DESCRIPTION OF THE TASK: Give the material once more, word for word, without any images.

[Saved data entries]
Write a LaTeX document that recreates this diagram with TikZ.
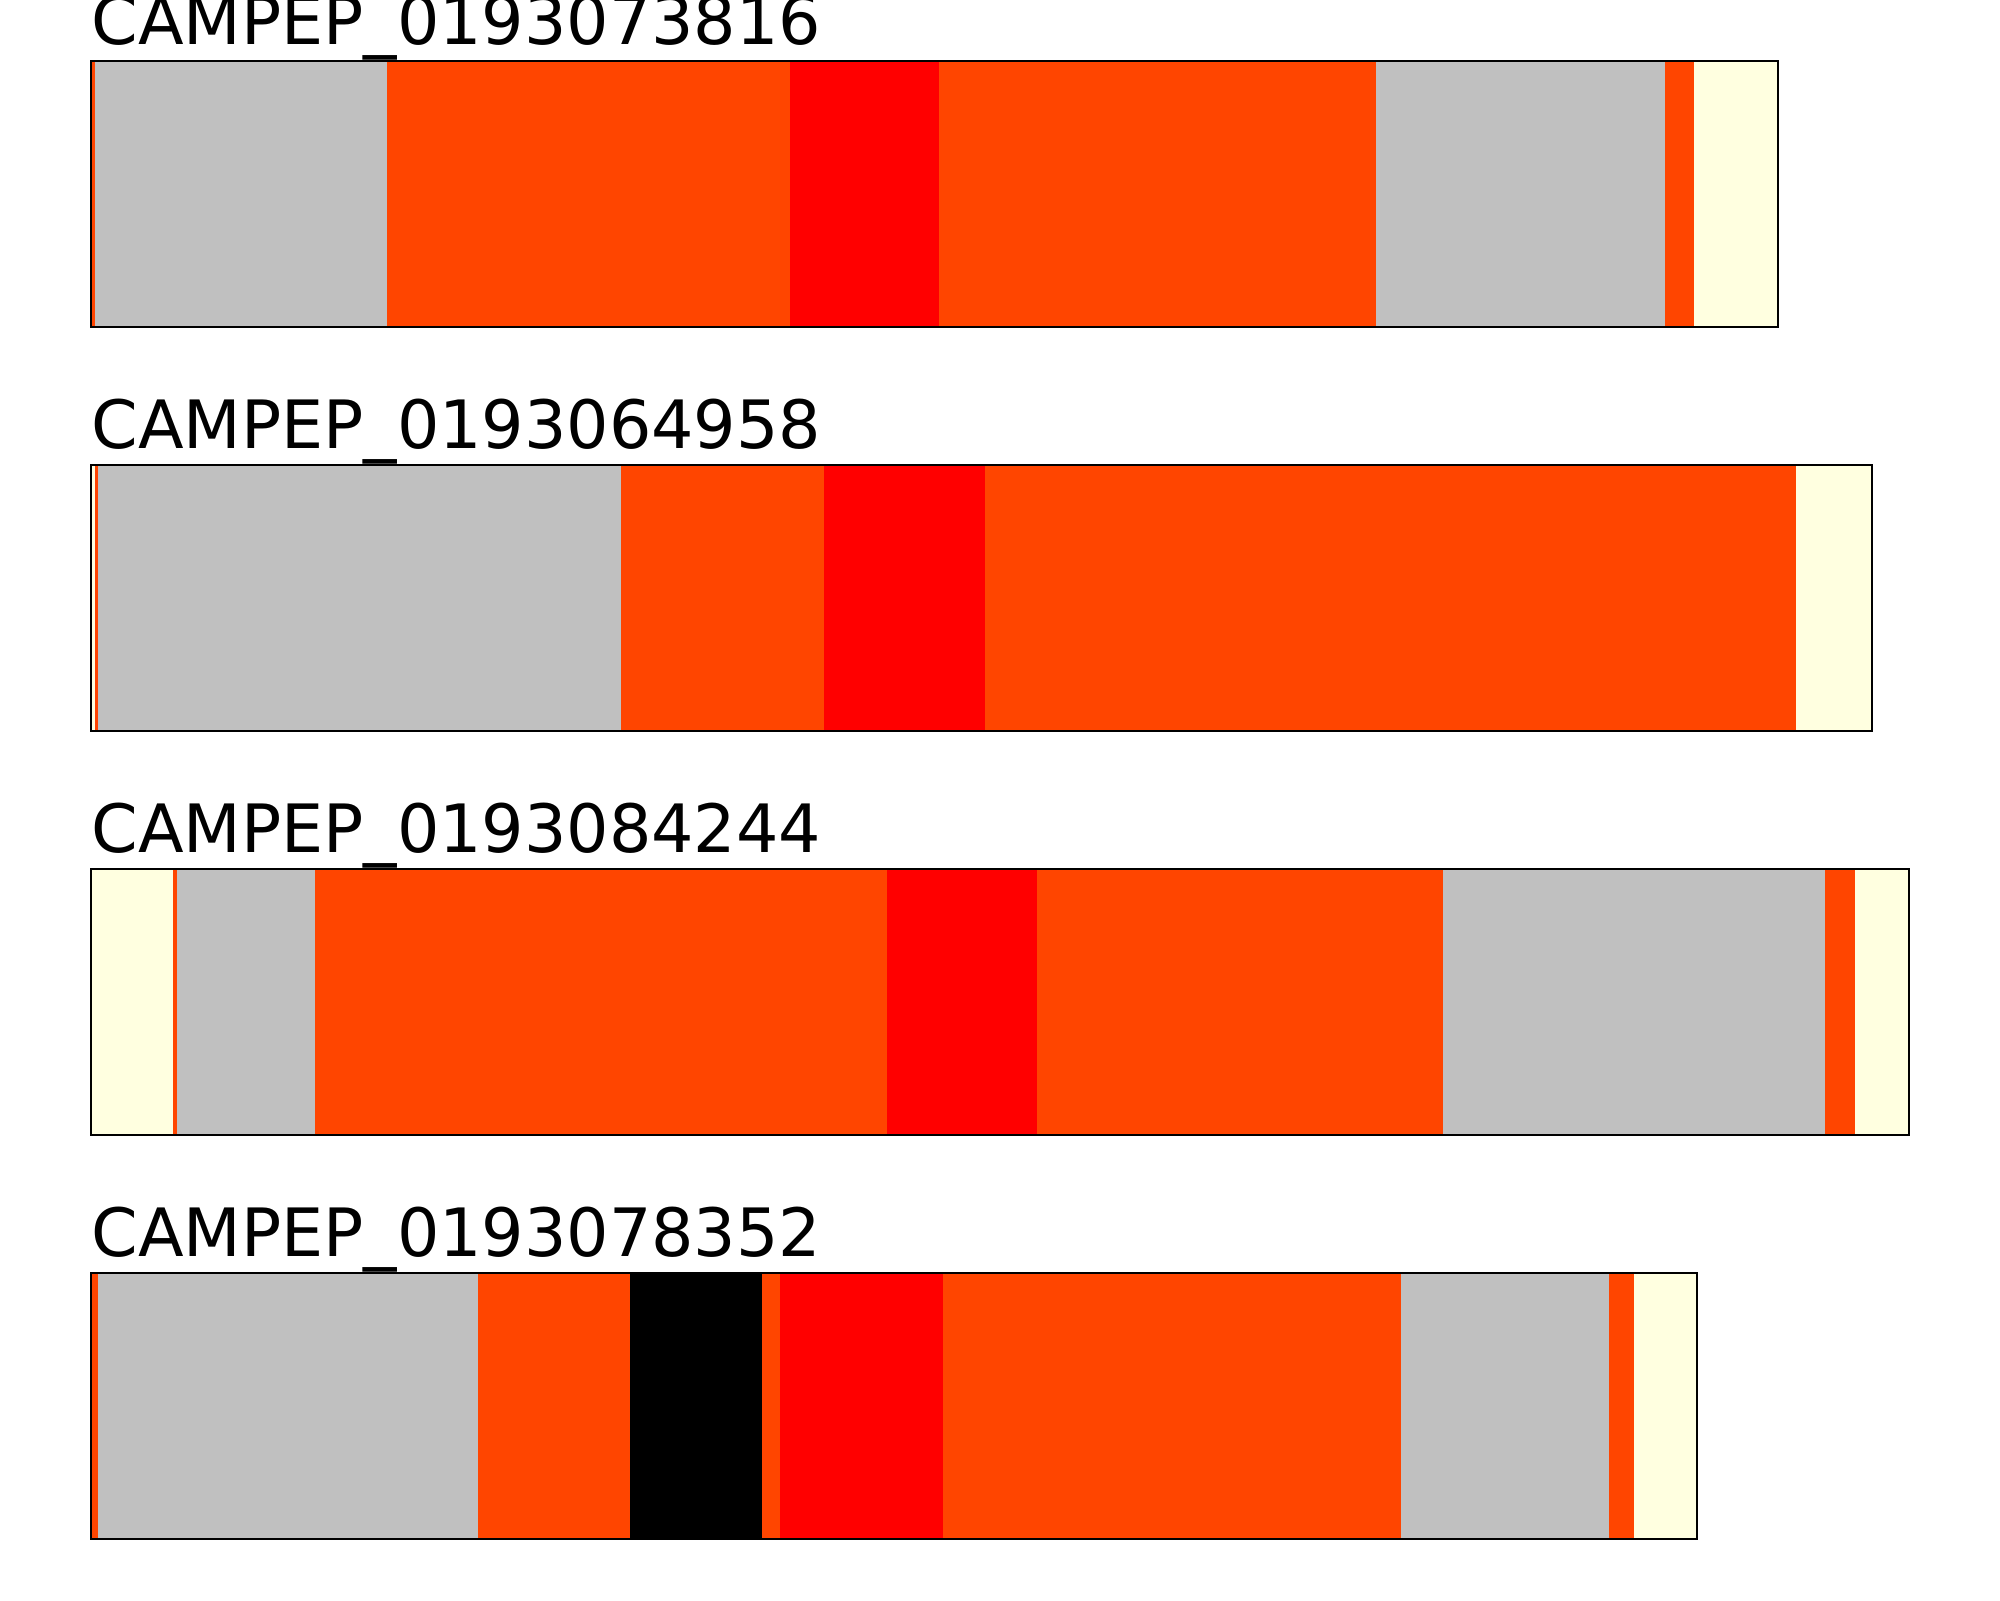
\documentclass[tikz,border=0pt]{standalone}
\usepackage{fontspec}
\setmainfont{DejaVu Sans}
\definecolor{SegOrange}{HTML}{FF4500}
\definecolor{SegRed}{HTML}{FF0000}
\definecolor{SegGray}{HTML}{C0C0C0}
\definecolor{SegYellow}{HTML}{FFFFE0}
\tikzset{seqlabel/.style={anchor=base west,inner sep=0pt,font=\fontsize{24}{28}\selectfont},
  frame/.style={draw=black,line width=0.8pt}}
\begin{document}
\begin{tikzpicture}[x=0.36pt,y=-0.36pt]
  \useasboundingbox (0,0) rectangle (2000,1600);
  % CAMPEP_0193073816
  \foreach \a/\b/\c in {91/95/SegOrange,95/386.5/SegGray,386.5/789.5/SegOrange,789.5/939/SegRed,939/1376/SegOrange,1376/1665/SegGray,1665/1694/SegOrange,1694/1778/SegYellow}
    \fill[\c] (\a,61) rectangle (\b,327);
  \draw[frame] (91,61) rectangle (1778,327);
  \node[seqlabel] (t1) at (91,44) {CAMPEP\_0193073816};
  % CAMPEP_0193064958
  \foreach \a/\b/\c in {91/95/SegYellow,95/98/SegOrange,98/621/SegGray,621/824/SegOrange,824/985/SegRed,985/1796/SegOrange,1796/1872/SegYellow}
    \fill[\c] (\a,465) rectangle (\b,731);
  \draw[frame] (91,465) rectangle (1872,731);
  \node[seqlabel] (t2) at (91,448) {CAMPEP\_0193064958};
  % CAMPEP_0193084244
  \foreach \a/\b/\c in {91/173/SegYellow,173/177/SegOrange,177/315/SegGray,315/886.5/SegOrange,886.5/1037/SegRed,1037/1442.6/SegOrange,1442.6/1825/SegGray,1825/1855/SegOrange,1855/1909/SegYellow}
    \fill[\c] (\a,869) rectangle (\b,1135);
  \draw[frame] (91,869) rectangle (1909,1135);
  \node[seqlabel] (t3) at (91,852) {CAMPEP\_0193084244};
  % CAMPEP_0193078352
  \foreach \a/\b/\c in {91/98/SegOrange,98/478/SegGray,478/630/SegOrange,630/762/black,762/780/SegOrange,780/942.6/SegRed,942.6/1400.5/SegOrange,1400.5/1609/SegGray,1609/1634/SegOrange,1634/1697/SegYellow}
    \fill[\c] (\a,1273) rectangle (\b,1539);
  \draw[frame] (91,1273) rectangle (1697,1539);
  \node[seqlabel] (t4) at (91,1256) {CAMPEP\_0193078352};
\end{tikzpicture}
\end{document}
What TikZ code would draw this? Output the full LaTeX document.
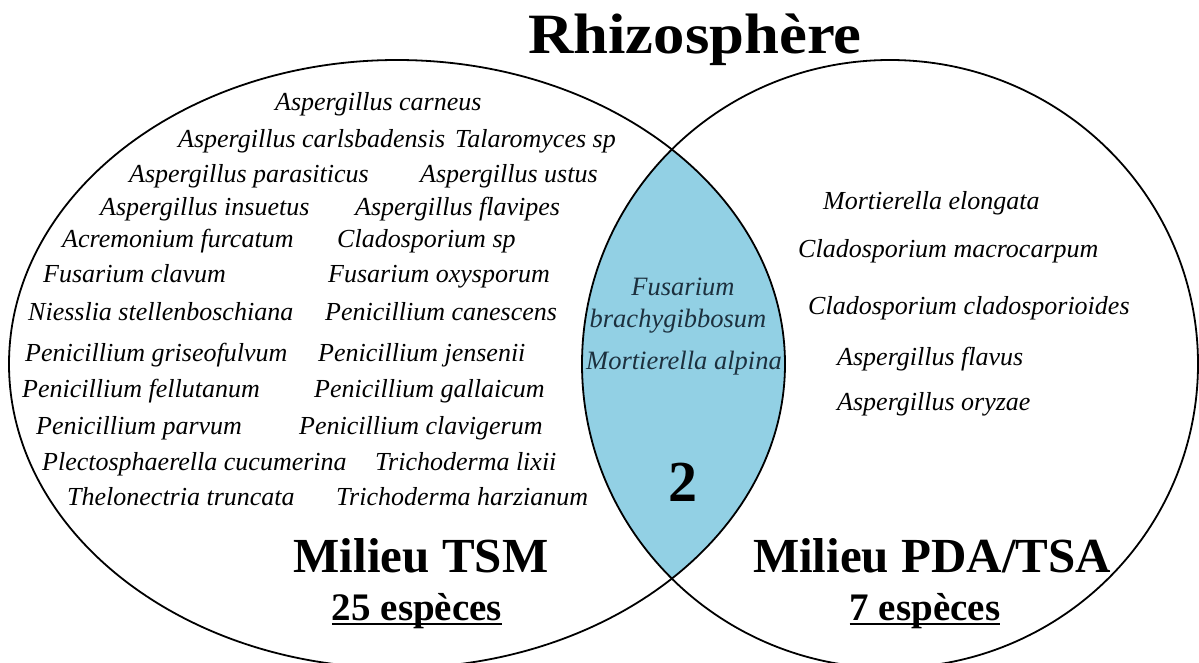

TASK ANSWER:
Write a LaTeX document that recreates this diagram with TikZ.
\documentclass[tikz,border=0pt]{standalone}
\usepackage{fontspec}
\setmainfont{DejaVu Sans}
\definecolor{SegOrange}{HTML}{FF4500}
\definecolor{SegRed}{HTML}{FF0000}
\definecolor{SegGray}{HTML}{C0C0C0}
\definecolor{SegYellow}{HTML}{FFFFE0}
\tikzset{seqlabel/.style={anchor=base west,inner sep=0pt,font=\fontsize{24}{28}\selectfont},
  frame/.style={draw=black,line width=0.8pt}}
\begin{document}
\begin{tikzpicture}[x=0.36pt,y=-0.36pt]
  \useasboundingbox (0,0) rectangle (2000,1600);
  % CAMPEP_0193073816
  \foreach \a/\b/\c in {91/95/SegOrange,95/386.5/SegGray,386.5/789.5/SegOrange,789.5/939/SegRed,939/1376/SegOrange,1376/1665/SegGray,1665/1694/SegOrange,1694/1778/SegYellow}
    \fill[\c] (\a,61) rectangle (\b,327);
  \draw[frame] (91,61) rectangle (1778,327);
  \node[seqlabel] (t1) at (91,44) {CAMPEP\_0193073816};
  % CAMPEP_0193064958
  \foreach \a/\b/\c in {91/95/SegYellow,95/98/SegOrange,98/621/SegGray,621/824/SegOrange,824/985/SegRed,985/1796/SegOrange,1796/1872/SegYellow}
    \fill[\c] (\a,465) rectangle (\b,731);
  \draw[frame] (91,465) rectangle (1872,731);
  \node[seqlabel] (t2) at (91,448) {CAMPEP\_0193064958};
  % CAMPEP_0193084244
  \foreach \a/\b/\c in {91/173/SegYellow,173/177/SegOrange,177/315/SegGray,315/886.5/SegOrange,886.5/1037/SegRed,1037/1442.6/SegOrange,1442.6/1825/SegGray,1825/1855/SegOrange,1855/1909/SegYellow}
    \fill[\c] (\a,869) rectangle (\b,1135);
  \draw[frame] (91,869) rectangle (1909,1135);
  \node[seqlabel] (t3) at (91,852) {CAMPEP\_0193084244};
  % CAMPEP_0193078352
  \foreach \a/\b/\c in {91/98/SegOrange,98/478/SegGray,478/630/SegOrange,630/762/black,762/780/SegOrange,780/942.6/SegRed,942.6/1400.5/SegOrange,1400.5/1609/SegGray,1609/1634/SegOrange,1634/1697/SegYellow}
    \fill[\c] (\a,1273) rectangle (\b,1539);
  \draw[frame] (91,1273) rectangle (1697,1539);
  \node[seqlabel] (t4) at (91,1256) {CAMPEP\_0193078352};
\end{tikzpicture}
\end{document}
What TikZ code would draw this? Output the full LaTeX document.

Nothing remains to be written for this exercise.